PROBLEM TO SOLVE -> Can the data below be echoed back word for word?

SUPPLIED DATA ->
= = =

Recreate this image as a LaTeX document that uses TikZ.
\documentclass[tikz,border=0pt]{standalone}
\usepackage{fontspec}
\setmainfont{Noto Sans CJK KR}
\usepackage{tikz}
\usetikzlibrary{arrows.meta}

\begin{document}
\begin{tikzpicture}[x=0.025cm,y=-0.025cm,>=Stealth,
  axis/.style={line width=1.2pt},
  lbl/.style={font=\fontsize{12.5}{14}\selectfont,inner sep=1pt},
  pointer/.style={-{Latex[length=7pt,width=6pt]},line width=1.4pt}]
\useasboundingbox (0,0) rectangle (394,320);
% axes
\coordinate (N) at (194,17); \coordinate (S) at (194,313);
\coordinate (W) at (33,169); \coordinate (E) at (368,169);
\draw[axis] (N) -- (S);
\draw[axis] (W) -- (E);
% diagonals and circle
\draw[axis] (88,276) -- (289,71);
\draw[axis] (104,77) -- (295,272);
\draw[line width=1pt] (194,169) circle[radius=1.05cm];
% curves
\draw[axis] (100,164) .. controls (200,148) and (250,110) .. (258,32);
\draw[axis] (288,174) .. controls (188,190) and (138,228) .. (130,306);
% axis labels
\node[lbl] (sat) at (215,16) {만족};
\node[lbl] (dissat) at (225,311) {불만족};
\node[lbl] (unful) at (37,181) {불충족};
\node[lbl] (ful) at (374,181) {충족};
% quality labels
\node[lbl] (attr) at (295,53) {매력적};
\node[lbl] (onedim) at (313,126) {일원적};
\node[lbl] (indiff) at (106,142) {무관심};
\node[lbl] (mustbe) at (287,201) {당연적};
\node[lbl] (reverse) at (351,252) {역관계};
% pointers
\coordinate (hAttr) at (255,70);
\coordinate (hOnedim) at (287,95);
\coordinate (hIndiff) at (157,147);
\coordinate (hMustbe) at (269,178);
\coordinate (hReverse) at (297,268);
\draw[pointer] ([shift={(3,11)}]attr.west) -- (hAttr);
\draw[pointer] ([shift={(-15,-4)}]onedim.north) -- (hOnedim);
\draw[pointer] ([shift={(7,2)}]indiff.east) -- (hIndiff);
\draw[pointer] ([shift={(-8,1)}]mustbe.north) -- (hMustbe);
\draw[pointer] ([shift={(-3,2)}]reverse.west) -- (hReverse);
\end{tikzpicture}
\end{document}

= = =

IN RESPONSE ->
Recreate this image as a LaTeX document that uses TikZ.
\documentclass[tikz,border=0pt]{standalone}
\usepackage{fontspec}
\setmainfont{Noto Sans CJK KR}
\usepackage{tikz}
\usetikzlibrary{arrows.meta}

\begin{document}
\begin{tikzpicture}[x=0.025cm,y=-0.025cm,>=Stealth,
  axis/.style={line width=1.2pt},
  lbl/.style={font=\fontsize{12.5}{14}\selectfont,inner sep=1pt},
  pointer/.style={-{Latex[length=7pt,width=6pt]},line width=1.4pt}]
\useasboundingbox (0,0) rectangle (394,320);
% axes
\coordinate (N) at (194,17); \coordinate (S) at (194,313);
\coordinate (W) at (33,169); \coordinate (E) at (368,169);
\draw[axis] (N) -- (S);
\draw[axis] (W) -- (E);
% diagonals and circle
\draw[axis] (88,276) -- (289,71);
\draw[axis] (104,77) -- (295,272);
\draw[line width=1pt] (194,169) circle[radius=1.05cm];
% curves
\draw[axis] (100,164) .. controls (200,148) and (250,110) .. (258,32);
\draw[axis] (288,174) .. controls (188,190) and (138,228) .. (130,306);
% axis labels
\node[lbl] (sat) at (215,16) {만족};
\node[lbl] (dissat) at (225,311) {불만족};
\node[lbl] (unful) at (37,181) {불충족};
\node[lbl] (ful) at (374,181) {충족};
% quality labels
\node[lbl] (attr) at (295,53) {매력적};
\node[lbl] (onedim) at (313,126) {일원적};
\node[lbl] (indiff) at (106,142) {무관심};
\node[lbl] (mustbe) at (287,201) {당연적};
\node[lbl] (reverse) at (351,252) {역관계};
% pointers
\coordinate (hAttr) at (255,70);
\coordinate (hOnedim) at (287,95);
\coordinate (hIndiff) at (157,147);
\coordinate (hMustbe) at (269,178);
\coordinate (hReverse) at (297,268);
\draw[pointer] ([shift={(3,11)}]attr.west) -- (hAttr);
\draw[pointer] ([shift={(-15,-4)}]onedim.north) -- (hOnedim);
\draw[pointer] ([shift={(7,2)}]indiff.east) -- (hIndiff);
\draw[pointer] ([shift={(-8,1)}]mustbe.north) -- (hMustbe);
\draw[pointer] ([shift={(-3,2)}]reverse.west) -- (hReverse);
\end{tikzpicture}
\end{document}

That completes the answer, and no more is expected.